Flucos starter Kevin Ward found himself in a bit of trouble early with the bases loaded with two outs. However, a fielder’s choice in the next at bat kept the Trailblazers off the board. In the bottom half of the inning the Flucos drew back-to-back walks to Cameron Shields and Jacob Critzer. A single from Andrew Ward loaded the bases. The Flucos got an RBI infield single from Shaun Holyfield followed with Dashon Carter getting hit by a pitch to make it 2-0. John Rittenhouse grounded into an RBI fielder’s choice two batters later and it was 3-0.

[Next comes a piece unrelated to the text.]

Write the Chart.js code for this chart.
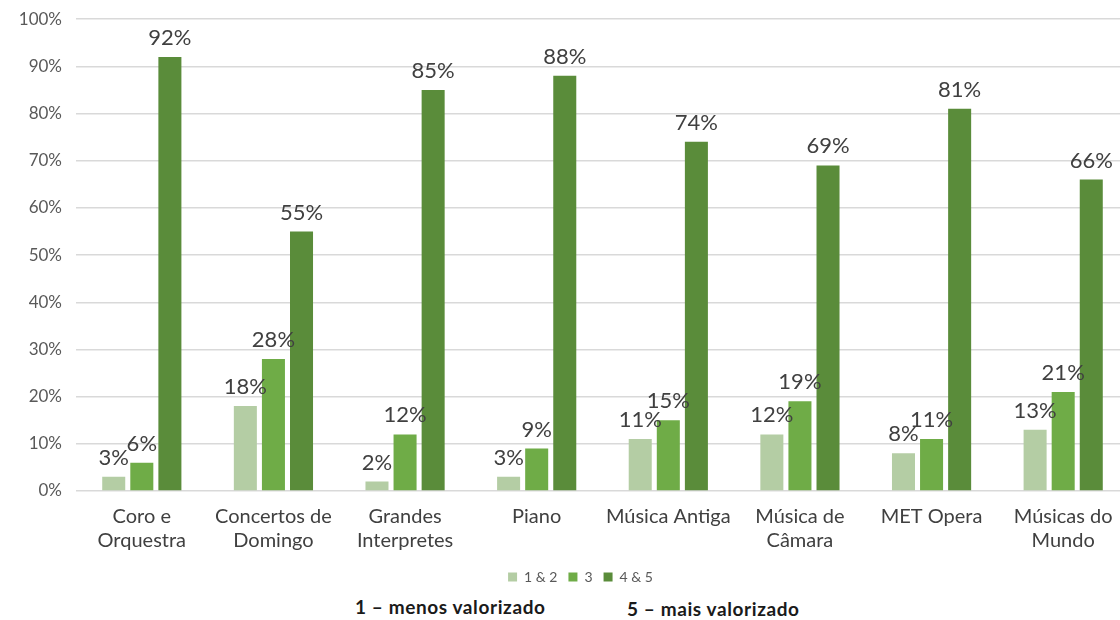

Spotswood got on the board in the top of the second with Kaleb Strawderman getting a single and Ripley Plaster coming up with an RBI double two batters later to cut things to 3-1. Spotswood also got a solid swing of momentum in the bottom of the second with Strawderman robbing Kevin Ward of an RBI with a diving catch in the right gap to centerfield. In the third the Blazers put runners on first and second with nobody out on a walk to Eli Lam and a single from Daniel Ouderkirk. Jacob Dansey then singled to centerfield to load the bases with one out. Strawderman followed that up with a sacrifice fly to centerfield and trimmed the Fluco lead to 3-2. But Ward worked out of it and kept Fluvanna in front.


“Hat’s off to him,” Gray said. “It’d been so long since he last pitched and he a little rust but still got up there and competed. Maybe earlier in the season he’d have tightened up there but he kept looking at me and telling me ‘Hey, I’m good, I’ll fight through it,’ and so that’s all you can ask. You expect him to fight and compete and he did.”

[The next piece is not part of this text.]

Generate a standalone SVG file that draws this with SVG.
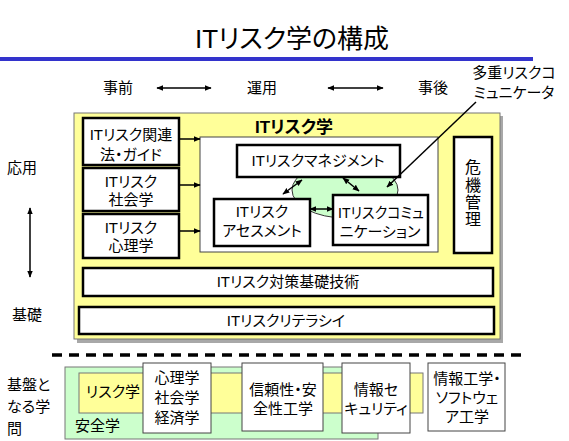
<svg xmlns="http://www.w3.org/2000/svg" width="569" height="441" viewBox="0 0 569 441">
<defs>
<style>
text{font-family:"Liberation Sans","Noto Sans CJK JP",sans-serif;font-size:15px;fill:#000;font-feature-settings:"palt";}
.c{text-anchor:middle;}
.box{fill:#fff;stroke:#000;stroke-width:2.5;}
.thin{fill:#fff;stroke:#444;stroke-width:1;}
.ln{stroke:#000;stroke-width:1.5;fill:none;}
</style>
<marker id="ah" viewBox="0 0 10 10" refX="9" refY="5" markerWidth="7" markerHeight="7" orient="auto-start-reverse" markerUnits="userSpaceOnUse">
<path d="M0,1 L10,5 L0,9 z" fill="#000"/>
</marker>
</defs>
<rect width="569" height="441" fill="#fff"/>
<g id="title">
<text x="292" y="48" class="c" style="font-size:26px">ITリスク学の構成</text>
<line x1="0" y1="59" x2="533" y2="59" stroke="#3333cc" stroke-width="4"/>
</g>
<g id="phases">
<text x="118" y="93" class="c">事前</text>
<text x="262" y="93" class="c">運用</text>
<text x="433" y="93" class="c">事後</text>
<text x="514" y="78" class="c">多重リスクコ</text>
<text x="514" y="98" class="c">ミュニケータ</text>
<text x="22" y="173" class="c">応用</text>
<text x="27" y="320" class="c">基礎</text>
<text x="7" y="390">基盤と</text>
<text x="7" y="412">なる学</text>
<text x="7" y="434">問</text>
</g>
<g id="itrisk">
<rect x="77" y="116" width="426" height="227" fill="#a8a8a8"/>
<rect x="74" y="113" width="426" height="226" fill="#ffff99" stroke="#777" stroke-width="1"/>
<text x="294" y="133" class="c" style="font-size:17px;font-weight:bold">ITリスク学</text>
</g>
<g id="inner">
<rect x="200" y="137" width="238" height="115" class="thin"/>
<ellipse cx="345" cy="190" rx="53" ry="28" fill="#ccffcc" stroke="#333" stroke-width="1"/>
</g>
<g id="law">
<rect x="83" y="118" width="96" height="47" class="box"/>
<text x="131" y="140" class="c">ITリスク関連</text>
<text x="131" y="160" class="c">法・ガイド</text>
</g>
<g id="social">
<rect x="83" y="168" width="96" height="43" class="box"/>
<text x="131" y="187" class="c">ITリスク</text>
<text x="131" y="205" class="c">社会学</text>
</g>
<g id="psych">
<rect x="83" y="214" width="96" height="44" class="box"/>
<text x="131" y="233" class="c">ITリスク</text>
<text x="131" y="251" class="c">心理学</text>
</g>
<g id="mgmt">
<rect x="237" y="145" width="163" height="32" class="box"/>
<text x="318" y="166" class="c">ITリスクマネジメント</text>
</g>
<g id="assess">
<rect x="214" y="199" width="96" height="47" class="box"/>
<text x="262" y="217" class="c">ITリスク</text>
<text x="262" y="236" class="c">アセスメント</text>
</g>
<g id="comm">
<rect x="333" y="195" width="95" height="50" class="box"/>
<text x="381" y="218" class="c" textLength="86" lengthAdjust="spacingAndGlyphs">ITリスクコミュ</text>
<text x="380" y="237" class="c">ニケーション</text>
</g>
<g id="crisis">
<rect x="454" y="137" width="38" height="116" class="box"/>
<text x="473" y="173" class="c" style="font-size:16px">危</text>
<text x="473" y="191" class="c" style="font-size:16px">機</text>
<text x="473" y="208" class="c" style="font-size:16px">管</text>
<text x="473" y="225" class="c" style="font-size:16px">理</text>
</g>
<g id="basetech">
<rect x="83" y="268" width="410" height="28" class="box"/>
<text x="288" y="287" class="c">ITリスク対策基礎技術</text>
</g>
<g id="literacy">
<rect x="79" y="307" width="415" height="27" class="box"/>
<text x="286" y="326" class="c">ITリスクリテラシイ</text>
</g>
<g id="foundation">
<line x1="52" y1="355" x2="528" y2="355" stroke="#000" stroke-width="3.5" stroke-dasharray="10,7"/>
<rect x="65" y="367" width="313" height="72" fill="#ccffcc" stroke="#777" stroke-width="1"/>
<rect x="79" y="373" width="344" height="40" fill="#ffff99" stroke="#777" stroke-width="1"/>
<text x="113" y="397" class="c">リスク学</text>
<text x="75" y="431">安全学</text>
</g>
<g id="b-psych">
<rect x="143" y="363" width="68" height="70" class="thin"/>
<text x="177" y="383" class="c">心理学</text>
<text x="177" y="403" class="c">社会学</text>
<text x="177" y="423" class="c">経済学</text>
</g>
<g id="b-reliab">
<rect x="242" y="363" width="81" height="68" class="thin"/>
<text x="283" y="395" class="c">信頼性・安</text>
<text x="283" y="414" class="c">全性工学</text>
</g>
<g id="b-sec">
<rect x="342" y="363" width="68" height="70" class="thin"/>
<text x="376" y="395" class="c">情報セ</text>
<text x="376" y="414" class="c">キュリティ</text>
</g>
<g id="b-info">
<rect x="428" y="363" width="77" height="68" class="thin"/>
<text x="467" y="384" class="c">情報工学・</text>
<text x="467" y="403" class="c">ソフトウェ</text>
<text x="467" y="422" class="c">ア工学</text>
</g>
<g id="connectors">
<line x1="157" y1="88" x2="211" y2="88" class="ln" marker-start="url(#ah)" marker-end="url(#ah)"/>
<line x1="328" y1="88" x2="383" y2="88" class="ln" marker-start="url(#ah)" marker-end="url(#ah)"/>
<line x1="30" y1="208" x2="30" y2="277" class="ln" marker-start="url(#ah)" marker-end="url(#ah)"/>
<line x1="179" y1="139" x2="200" y2="139" class="ln" stroke-width="1.2" marker-end="url(#ah)"/>
<line x1="179" y1="185" x2="200" y2="185" class="ln" stroke-width="1.2" marker-end="url(#ah)"/>
<line x1="179" y1="231" x2="200" y2="231" class="ln" stroke-width="1.2" marker-end="url(#ah)"/>
<line x1="302" y1="180" x2="283" y2="194" class="ln" stroke-width="1.2" marker-start="url(#ah)" marker-end="url(#ah)"/>
<line x1="343" y1="178" x2="359" y2="191" class="ln" stroke-width="1.2" marker-start="url(#ah)" marker-end="url(#ah)"/>
<line x1="310" y1="209" x2="333" y2="209" class="ln" stroke-width="1.2" marker-start="url(#ah)" marker-end="url(#ah)"/>
<line x1="476" y1="102" x2="387" y2="187" class="ln" stroke-width="1.2" marker-end="url(#ah)"/>
</g>
</svg>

Fluvanna broke the game open though in the fourth. A walk to Shields and back-to-back singles from Critzer and Andrew Ward loaded the bases with one out. Then one thing after another broke the Flucos’ way — Kevin Ward was hit by a pitch, Holyfield drove in another run on an error, Kyle Algieri walked with the bases loaded and Jeremy Warner scored on a wild pitch to make it 7-2. The nail in the coffin though was Rittenhouse’s 2-run 2-out double to put his team up 9-2.

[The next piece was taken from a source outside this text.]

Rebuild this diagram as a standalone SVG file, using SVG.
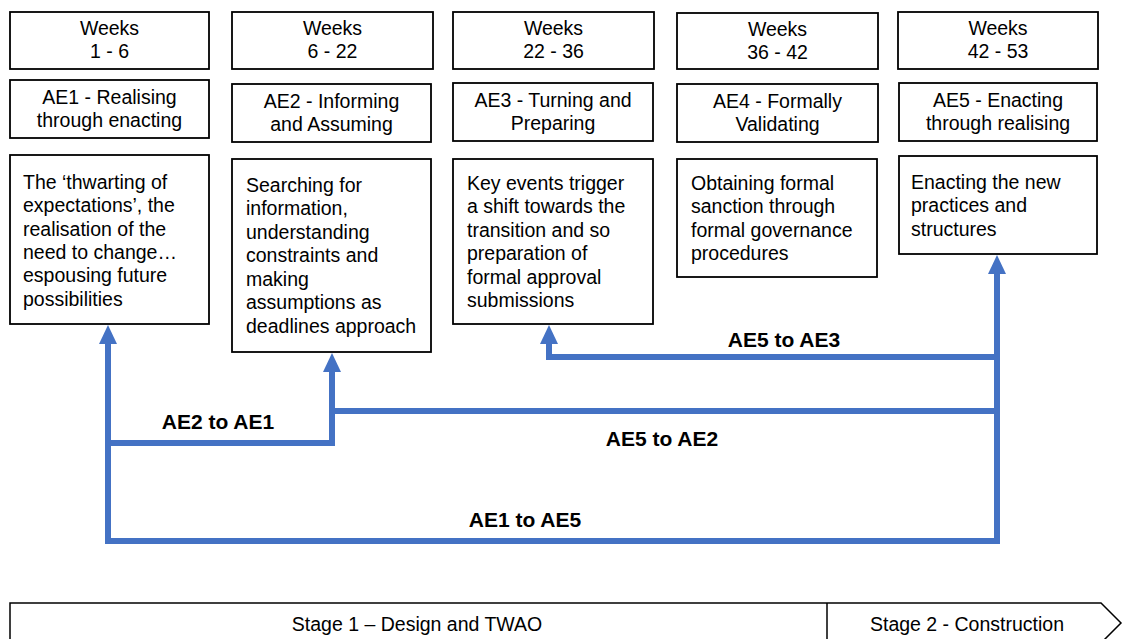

“We just scrapped for it all,” Rittenhouse said. “You always run everything out, every little thing counts. You never let up, you always keep going for it.”


Spotswood picked up a pair of runs in the sixth inning on an RBI single from Strawderman and Chase Meadows scoring on a wild pitch.


Algieri came on in relief for Ward in the fifth with two outs and wrapped up the win giving up just one hit and a walk.


On the day, Andrew Ward was 3-for-4 with two runs scored. Holyfield was 2-for-3 with two RBI. Rittenhouse was 1-for-3 with three RBI. Critzer went 1-for-3 with two runs scored.


The Flucos will host Western Albemarle in a third meeting, this time in the Region 3C championship. The winner will get to host a Class 3A quarterfinal. And for Gray and his crew, while they’re excited to be in this position, humility is the focal point.


“I’m never happy, always wanting to do better,” Gray said. “(If we won it all) I’d just worry about next year. But I’m kidding a bit, we’ve got a good young team and all I want is for them to just play well together and enjoy this experience. Whatever happens, happens.”


That’s a good place to be when you’re roster is young, talented and treading in unfamiliar territory.


“It feels great,” Rittenhouse said. “We’ve just been grinding.”